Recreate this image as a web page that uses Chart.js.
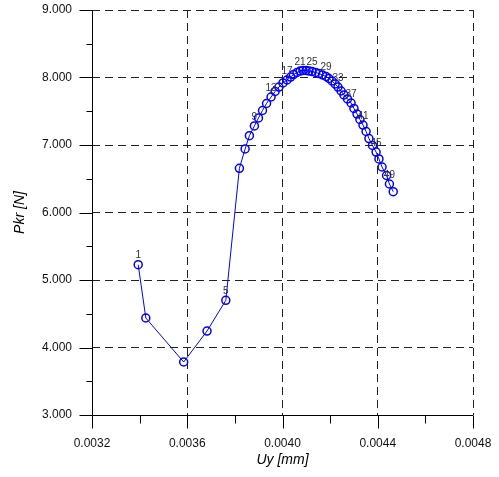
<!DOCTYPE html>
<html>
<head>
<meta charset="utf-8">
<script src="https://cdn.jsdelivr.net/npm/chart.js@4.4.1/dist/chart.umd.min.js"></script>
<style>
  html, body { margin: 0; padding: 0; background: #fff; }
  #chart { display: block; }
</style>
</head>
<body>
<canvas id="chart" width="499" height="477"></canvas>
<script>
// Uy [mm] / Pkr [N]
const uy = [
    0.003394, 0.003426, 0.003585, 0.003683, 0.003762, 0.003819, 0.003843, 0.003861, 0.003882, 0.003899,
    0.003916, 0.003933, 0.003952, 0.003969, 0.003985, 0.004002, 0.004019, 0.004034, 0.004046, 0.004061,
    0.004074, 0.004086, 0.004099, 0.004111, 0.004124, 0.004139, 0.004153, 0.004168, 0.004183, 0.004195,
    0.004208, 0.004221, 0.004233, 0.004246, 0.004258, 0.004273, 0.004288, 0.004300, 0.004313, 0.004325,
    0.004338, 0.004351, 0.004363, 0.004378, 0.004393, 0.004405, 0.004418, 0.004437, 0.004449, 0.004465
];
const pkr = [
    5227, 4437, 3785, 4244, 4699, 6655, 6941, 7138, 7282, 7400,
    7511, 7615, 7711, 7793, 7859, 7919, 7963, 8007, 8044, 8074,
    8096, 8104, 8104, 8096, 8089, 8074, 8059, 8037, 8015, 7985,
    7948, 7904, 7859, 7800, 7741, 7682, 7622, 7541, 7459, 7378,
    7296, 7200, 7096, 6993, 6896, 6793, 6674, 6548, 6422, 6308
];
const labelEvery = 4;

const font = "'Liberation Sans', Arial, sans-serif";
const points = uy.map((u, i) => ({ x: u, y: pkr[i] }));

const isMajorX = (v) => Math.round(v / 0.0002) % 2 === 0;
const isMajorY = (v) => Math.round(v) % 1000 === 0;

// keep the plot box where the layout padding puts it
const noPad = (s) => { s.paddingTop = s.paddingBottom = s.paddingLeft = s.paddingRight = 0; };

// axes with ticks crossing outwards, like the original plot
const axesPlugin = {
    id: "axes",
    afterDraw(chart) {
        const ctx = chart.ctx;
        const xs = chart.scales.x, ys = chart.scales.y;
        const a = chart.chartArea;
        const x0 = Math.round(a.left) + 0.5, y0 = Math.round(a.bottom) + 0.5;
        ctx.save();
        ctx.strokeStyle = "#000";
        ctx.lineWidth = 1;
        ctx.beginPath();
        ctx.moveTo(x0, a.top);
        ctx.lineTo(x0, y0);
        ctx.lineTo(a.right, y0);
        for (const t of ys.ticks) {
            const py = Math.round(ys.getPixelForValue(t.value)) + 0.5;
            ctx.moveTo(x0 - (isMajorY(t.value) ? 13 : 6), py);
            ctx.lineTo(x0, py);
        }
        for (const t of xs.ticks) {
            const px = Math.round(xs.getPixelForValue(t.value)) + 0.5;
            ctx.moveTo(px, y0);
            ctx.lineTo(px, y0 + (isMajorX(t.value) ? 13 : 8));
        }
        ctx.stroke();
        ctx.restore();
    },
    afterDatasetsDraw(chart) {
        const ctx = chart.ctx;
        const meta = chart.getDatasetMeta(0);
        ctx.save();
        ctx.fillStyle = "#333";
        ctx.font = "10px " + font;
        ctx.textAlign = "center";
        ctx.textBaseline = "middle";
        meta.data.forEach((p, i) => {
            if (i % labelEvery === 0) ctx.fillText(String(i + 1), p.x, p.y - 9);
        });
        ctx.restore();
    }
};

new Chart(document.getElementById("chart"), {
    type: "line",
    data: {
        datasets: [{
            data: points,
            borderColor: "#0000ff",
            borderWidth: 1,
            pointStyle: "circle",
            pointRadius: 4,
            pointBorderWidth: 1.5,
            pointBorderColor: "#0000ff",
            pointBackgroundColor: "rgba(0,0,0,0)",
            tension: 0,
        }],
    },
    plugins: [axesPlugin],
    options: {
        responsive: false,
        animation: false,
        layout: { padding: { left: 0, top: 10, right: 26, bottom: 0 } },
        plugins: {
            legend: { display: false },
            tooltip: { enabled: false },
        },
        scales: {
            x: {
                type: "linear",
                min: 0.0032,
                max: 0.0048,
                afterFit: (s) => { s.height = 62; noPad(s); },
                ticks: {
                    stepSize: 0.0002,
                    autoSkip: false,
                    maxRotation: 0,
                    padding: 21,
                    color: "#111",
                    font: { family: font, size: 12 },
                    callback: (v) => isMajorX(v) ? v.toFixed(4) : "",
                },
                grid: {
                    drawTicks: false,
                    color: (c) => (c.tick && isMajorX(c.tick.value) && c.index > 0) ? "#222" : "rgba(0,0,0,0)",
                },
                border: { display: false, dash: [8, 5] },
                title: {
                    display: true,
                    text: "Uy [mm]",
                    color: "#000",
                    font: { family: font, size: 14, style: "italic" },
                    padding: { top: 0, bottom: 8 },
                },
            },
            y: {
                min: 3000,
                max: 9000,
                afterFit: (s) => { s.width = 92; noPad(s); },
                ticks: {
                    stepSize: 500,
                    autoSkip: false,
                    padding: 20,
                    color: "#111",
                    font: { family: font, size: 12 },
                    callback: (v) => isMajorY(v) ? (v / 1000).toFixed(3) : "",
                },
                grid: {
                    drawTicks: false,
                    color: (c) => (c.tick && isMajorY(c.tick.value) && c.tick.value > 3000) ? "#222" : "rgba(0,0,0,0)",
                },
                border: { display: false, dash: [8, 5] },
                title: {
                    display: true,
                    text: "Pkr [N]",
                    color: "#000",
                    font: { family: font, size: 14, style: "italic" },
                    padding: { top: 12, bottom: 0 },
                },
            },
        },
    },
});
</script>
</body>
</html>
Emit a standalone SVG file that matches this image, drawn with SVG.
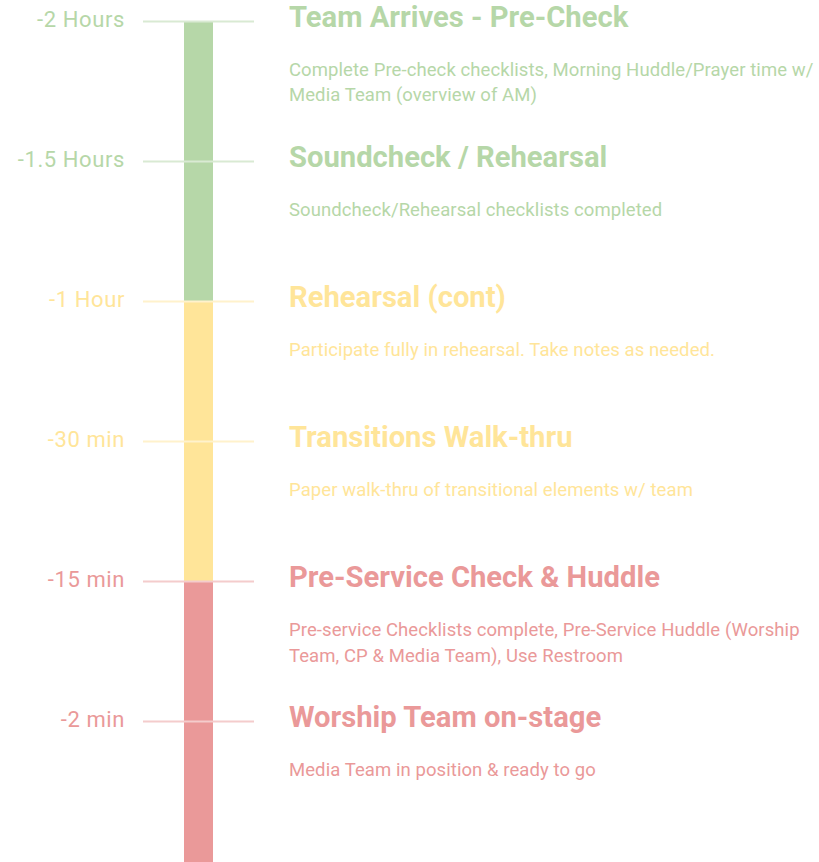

What needs to be done:
Copy out the entries verbatim and leave the images out.

Output of the exercise:
Recreate this image as a web page that uses Chart.js.
<!DOCTYPE html>
<html>
<head>
<meta charset="utf-8">
<script src="https://cdn.jsdelivr.net/npm/chart.js@4.4.1/dist/chart.umd.min.js"></script>
<style>
  html, body { margin: 0; padding: 0; background: #fff; }
  #chart { display: block; }
</style>
</head>
<body>
<canvas id="chart" width="499" height="477"></canvas>
<script>
// Uy [mm] / Pkr [N]
const uy = [
    0.003394, 0.003426, 0.003585, 0.003683, 0.003762, 0.003819, 0.003843, 0.003861, 0.003882, 0.003899,
    0.003916, 0.003933, 0.003952, 0.003969, 0.003985, 0.004002, 0.004019, 0.004034, 0.004046, 0.004061,
    0.004074, 0.004086, 0.004099, 0.004111, 0.004124, 0.004139, 0.004153, 0.004168, 0.004183, 0.004195,
    0.004208, 0.004221, 0.004233, 0.004246, 0.004258, 0.004273, 0.004288, 0.004300, 0.004313, 0.004325,
    0.004338, 0.004351, 0.004363, 0.004378, 0.004393, 0.004405, 0.004418, 0.004437, 0.004449, 0.004465
];
const pkr = [
    5227, 4437, 3785, 4244, 4699, 6655, 6941, 7138, 7282, 7400,
    7511, 7615, 7711, 7793, 7859, 7919, 7963, 8007, 8044, 8074,
    8096, 8104, 8104, 8096, 8089, 8074, 8059, 8037, 8015, 7985,
    7948, 7904, 7859, 7800, 7741, 7682, 7622, 7541, 7459, 7378,
    7296, 7200, 7096, 6993, 6896, 6793, 6674, 6548, 6422, 6308
];
const labelEvery = 4;

const font = "'Liberation Sans', Arial, sans-serif";
const points = uy.map((u, i) => ({ x: u, y: pkr[i] }));

const isMajorX = (v) => Math.round(v / 0.0002) % 2 === 0;
const isMajorY = (v) => Math.round(v) % 1000 === 0;

// keep the plot box where the layout padding puts it
const noPad = (s) => { s.paddingTop = s.paddingBottom = s.paddingLeft = s.paddingRight = 0; };

// axes with ticks crossing outwards, like the original plot
const axesPlugin = {
    id: "axes",
    afterDraw(chart) {
        const ctx = chart.ctx;
        const xs = chart.scales.x, ys = chart.scales.y;
        const a = chart.chartArea;
        const x0 = Math.round(a.left) + 0.5, y0 = Math.round(a.bottom) + 0.5;
        ctx.save();
        ctx.strokeStyle = "#000";
        ctx.lineWidth = 1;
        ctx.beginPath();
        ctx.moveTo(x0, a.top);
        ctx.lineTo(x0, y0);
        ctx.lineTo(a.right, y0);
        for (const t of ys.ticks) {
            const py = Math.round(ys.getPixelForValue(t.value)) + 0.5;
            ctx.moveTo(x0 - (isMajorY(t.value) ? 13 : 6), py);
            ctx.lineTo(x0, py);
        }
        for (const t of xs.ticks) {
            const px = Math.round(xs.getPixelForValue(t.value)) + 0.5;
            ctx.moveTo(px, y0);
            ctx.lineTo(px, y0 + (isMajorX(t.value) ? 13 : 8));
        }
        ctx.stroke();
        ctx.restore();
    },
    afterDatasetsDraw(chart) {
        const ctx = chart.ctx;
        const meta = chart.getDatasetMeta(0);
        ctx.save();
        ctx.fillStyle = "#333";
        ctx.font = "10px " + font;
        ctx.textAlign = "center";
        ctx.textBaseline = "middle";
        meta.data.forEach((p, i) => {
            if (i % labelEvery === 0) ctx.fillText(String(i + 1), p.x, p.y - 9);
        });
        ctx.restore();
    }
};

new Chart(document.getElementById("chart"), {
    type: "line",
    data: {
        datasets: [{
            data: points,
            borderColor: "#0000ff",
            borderWidth: 1,
            pointStyle: "circle",
            pointRadius: 4,
            pointBorderWidth: 1.5,
            pointBorderColor: "#0000ff",
            pointBackgroundColor: "rgba(0,0,0,0)",
            tension: 0,
        }],
    },
    plugins: [axesPlugin],
    options: {
        responsive: false,
        animation: false,
        layout: { padding: { left: 0, top: 10, right: 26, bottom: 0 } },
        plugins: {
            legend: { display: false },
            tooltip: { enabled: false },
        },
        scales: {
            x: {
                type: "linear",
                min: 0.0032,
                max: 0.0048,
                afterFit: (s) => { s.height = 62; noPad(s); },
                ticks: {
                    stepSize: 0.0002,
                    autoSkip: false,
                    maxRotation: 0,
                    padding: 21,
                    color: "#111",
                    font: { family: font, size: 12 },
                    callback: (v) => isMajorX(v) ? v.toFixed(4) : "",
                },
                grid: {
                    drawTicks: false,
                    color: (c) => (c.tick && isMajorX(c.tick.value) && c.index > 0) ? "#222" : "rgba(0,0,0,0)",
                },
                border: { display: false, dash: [8, 5] },
                title: {
                    display: true,
                    text: "Uy [mm]",
                    color: "#000",
                    font: { family: font, size: 14, style: "italic" },
                    padding: { top: 0, bottom: 8 },
                },
            },
            y: {
                min: 3000,
                max: 9000,
                afterFit: (s) => { s.width = 92; noPad(s); },
                ticks: {
                    stepSize: 500,
                    autoSkip: false,
                    padding: 20,
                    color: "#111",
                    font: { family: font, size: 12 },
                    callback: (v) => isMajorY(v) ? (v / 1000).toFixed(3) : "",
                },
                grid: {
                    drawTicks: false,
                    color: (c) => (c.tick && isMajorY(c.tick.value) && c.tick.value > 3000) ? "#222" : "rgba(0,0,0,0)",
                },
                border: { display: false, dash: [8, 5] },
                title: {
                    display: true,
                    text: "Pkr [N]",
                    color: "#000",
                    font: { family: font, size: 14, style: "italic" },
                    padding: { top: 12, bottom: 0 },
                },
            },
        },
    },
});
</script>
</body>
</html>
Emit a standalone SVG file that matches this image, drawn with SVG.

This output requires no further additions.